Opposition to the new facility is also strong among locals and NGOs. Stratis Kytelis, the mayor of Mytilini, a town near Moria, said his constituents were dead set against keeping migrants on the island indefinitely. “We cannot hold the burden anymore,” he said. “This is the will of the people of Mytilini, but also of the refugees and migrants. They want to leave.”
Thomas von der Osten-Sacken of Stand by Me Lesbos, a local NGO, said the idea of a permanent structure to handle asylum claims is not a bad one in itself.

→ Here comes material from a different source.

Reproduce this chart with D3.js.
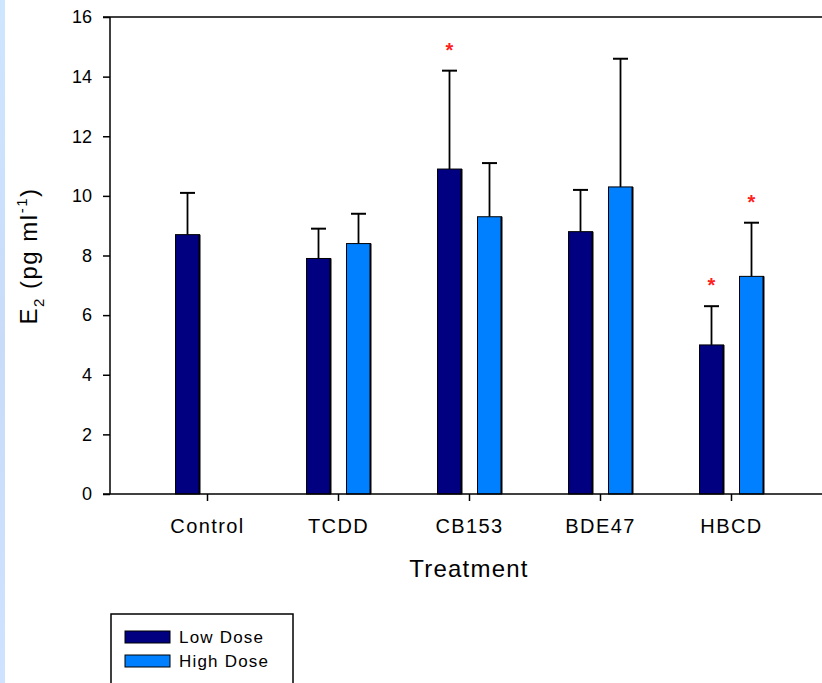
<!DOCTYPE html>
<html>
<head>
<meta charset="utf-8">
<script src="https://cdn.jsdelivr.net/npm/d3@7"></script>
<style>
  body { margin: 0; background: #fff; }
  svg { display: block; font-family: Arial, "Liberation Sans", sans-serif; }
</style>
</head>
<body>
<svg id="chart"></svg>
<script>
const categories = ["Control", "TCDD", "CB153", "BDE47", "HBCD"];
const series = ["Low Dose", "High Dose"];
const lowMean = [8.7, 7.9, 10.9, 8.8, 5.0];
const lowErr = [10.1, 8.9, 14.2, 10.2, 6.3];
const highMean = [null, 8.4, 9.3, 10.3, 7.3];
const highErr = [null, 9.4, 11.1, 14.6, 9.1];
const lowSig = [false, false, true, false, true];
const highSig = [false, false, false, false, true];
const yTicks = [0, 2, 4, 6, 8, 10, 12, 14, 16];

const colors = ["#000080", "#0080ff"];
const font = "Arial, 'Liberation Sans', sans-serif";

let width = 822,
  height = 683;

let svg = d3.select("#chart").attr("width", width).attr("height", height);

// light blue strip on the left
let grad = svg.append("defs").append("linearGradient")
  .attr("id", "strip").attr("x1", 0).attr("x2", 0).attr("y1", 0).attr("y2", 1);
grad.append("stop").attr("offset", "0%").attr("stop-color", "#cfe6ff");
grad.append("stop").attr("offset", "50%").attr("stop-color", "#c8dcfa");
grad.append("stop").attr("offset", "100%").attr("stop-color", "#cfe2ff");
svg.append("rect").attr("x", 0).attr("y", 0).attr("width", 5).attr("height", height)
  .attr("fill", "url(#strip)");

const pLeft = 110, pTop = 17, pBottom = 494, pRight = 822;

let x = d3.scaleBand().domain(categories).range([142, 797]).padding(0);
let y = d3.scaleLinear().domain([0, 16]).range([pBottom, pTop]);

const barW = 24, off = 20;

// rows of bar data
const rows = [];
categories.forEach((c, i) => {
  rows.push({ cat: c, s: 0, v: lowMean[i], e: lowErr[i], sig: lowSig[i] });
  if (highMean[i] != null)
    rows.push({ cat: c, s: 1, v: highMean[i], e: highErr[i], sig: highSig[i] });
});
const cx = (d) => x(d.cat) + x.bandwidth() / 2 + (d.s == 0 ? -off : off);

// error bars
let eb = svg.append("g").attr("stroke", "#000");
eb.selectAll("line.v").data(rows).enter().append("line")
  .attr("x1", cx).attr("x2", cx)
  .attr("y1", (d) => y(d.v)).attr("y2", (d) => y(d.e))
  .attr("stroke-width", 1.8);
eb.selectAll("line.c").data(rows).enter().append("line")
  .attr("x1", (d) => cx(d) - 7.5).attr("x2", (d) => cx(d) + 7.5)
  .attr("y1", (d) => y(d.e)).attr("y2", (d) => y(d.e))
  .attr("stroke-width", 2);

// bars
svg.append("g").selectAll("rect").data(rows).enter().append("rect")
  .attr("x", (d) => cx(d) - barW / 2)
  .attr("y", (d) => y(d.v))
  .attr("width", barW)
  .attr("height", (d) => y(0) - y(d.v))
  .attr("fill", (d) => colors[d.s])
  .attr("stroke", "#000")
  .attr("stroke-width", 1);
// darker right edge
svg.append("g").selectAll("line").data(rows).enter().append("line")
  .attr("x1", (d) => cx(d) + barW / 2).attr("x2", (d) => cx(d) + barW / 2)
  .attr("y1", (d) => y(d.v)).attr("y2", y(0))
  .attr("stroke", "#000").attr("stroke-width", 2);

// significance stars
svg.append("g").selectAll("text").data(rows.filter((d) => d.sig)).enter().append("text")
  .attr("x", cx)
  .attr("y", (d) => y(d.e) - 14)
  .attr("text-anchor", "middle")
  .attr("fill", "#ff2020")
  .style("font-size", "20px")
  .style("font-weight", "bold")
  .text("*");

// y axis
let yAxis = d3.axisLeft(y).tickValues(yTicks).tickSize(7).tickPadding(11);
let gy = svg.append("g").attr("transform", `translate(${pLeft},0)`).call(yAxis);
gy.select(".domain").attr("d", `M0,${pTop}V${pBottom}`).attr("stroke-width", 1.5);
gy.selectAll(".tick line").attr("stroke-width", 1.5);
gy.selectAll("text").style("font-size", "18px").style("font-family", font).attr("fill", "#000");

// top line
svg.append("line").attr("x1", pLeft - 7).attr("x2", pRight)
  .attr("y1", pTop).attr("y2", pTop).attr("stroke", "#000").attr("stroke-width", 1.5);

// x axis
let xAxis = d3.axisBottom(x).tickSize(7).tickPadding(18);
let gx = svg.append("g").attr("transform", `translate(0,${pBottom})`).call(xAxis);
gx.select(".domain").attr("d", `M${pLeft - 7},0H${pRight}`).attr("stroke-width", 1.5);
gx.selectAll(".tick line").attr("stroke-width", 1.5);
gx.selectAll("text").style("font-size", "20px").style("font-family", font)
  .style("letter-spacing", "1.4px").attr("fill", "#000");

// axis titles
svg.append("text").attr("x", 469).attr("y", 577).attr("text-anchor", "middle")
  .style("font-size", "24px").style("letter-spacing", "1.2px").text("Treatment");

let yt = svg.append("text").attr("transform", "translate(37,256) rotate(-90)")
  .attr("text-anchor", "middle").style("font-size", "24px").style("letter-spacing", "1.5px");
yt.append("tspan").text("E");
yt.append("tspan").style("font-size", "15px").attr("dy", 7).text("2");
yt.append("tspan").attr("dy", -7).text(" (pg ml");
yt.append("tspan").style("font-size", "15px").attr("dy", -10).text("-1");
yt.append("tspan").attr("dy", 10).text(")");

// legend
let lg = svg.append("g");
lg.append("rect").attr("x", 111).attr("y", 614).attr("width", 182).attr("height", 90)
  .attr("fill", "#fff").attr("stroke", "#000").attr("stroke-width", 1.5);
let items = lg.selectAll("g.item").data(series).enter().append("g")
  .attr("transform", (d, i) => `translate(125,${631 + i * 24})`);
items.append("rect").attr("width", 45).attr("height", 12)
  .attr("fill", (d, i) => colors[i]).attr("stroke", "#000").attr("stroke-width", 1);
items.append("text").attr("x", 54).attr("y", 12)
  .style("font-size", "17px").style("letter-spacing", "1.2px").text((d) => d);
</script>
</body>
</html>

But the facility would need to have functioning amenities and ensure migrants are not stuck there for months on end, something many don’t trust the Greek government to be able to guarantee.
Ultimately, the future of Lesvos and its neighboring islands depends on whether a permanent relocation mechanism can be negotiated at an EU level to distribute new arrivals among EU countries, said Angeliki Dimitriadi, a senior research fellow specializing in migration at the Hellenic Foundation for European and Foreign Policy (ELIAMEP).
The issue has been the greatest sticking point within the bloc since the 2015 migrant crisis, with some EU governments fiercely opposed to so-called quotas on how many migrants to take in.
Even if Greek authorities succeed in getting migrants off the islands — the government has said 6,000 of the migrants on Lesvos would be transferred to the mainland by Christmas, and the rest by Easter — the one-off solution would not solve the underlying problem, which is a lack of a streamlined system to deal with new arrivals, according to Dimitriadi. As that is not something that is necessarily in the EU’s interest, NGOs aren’t hopeful this will happen, she said.
“The hotspots in Greece have evolved because of mismanagement, but also as a message of deterrence that was backed by the EU and its member states,” said Dimitriadi. “And this is a message the EU does not want to shift away from.”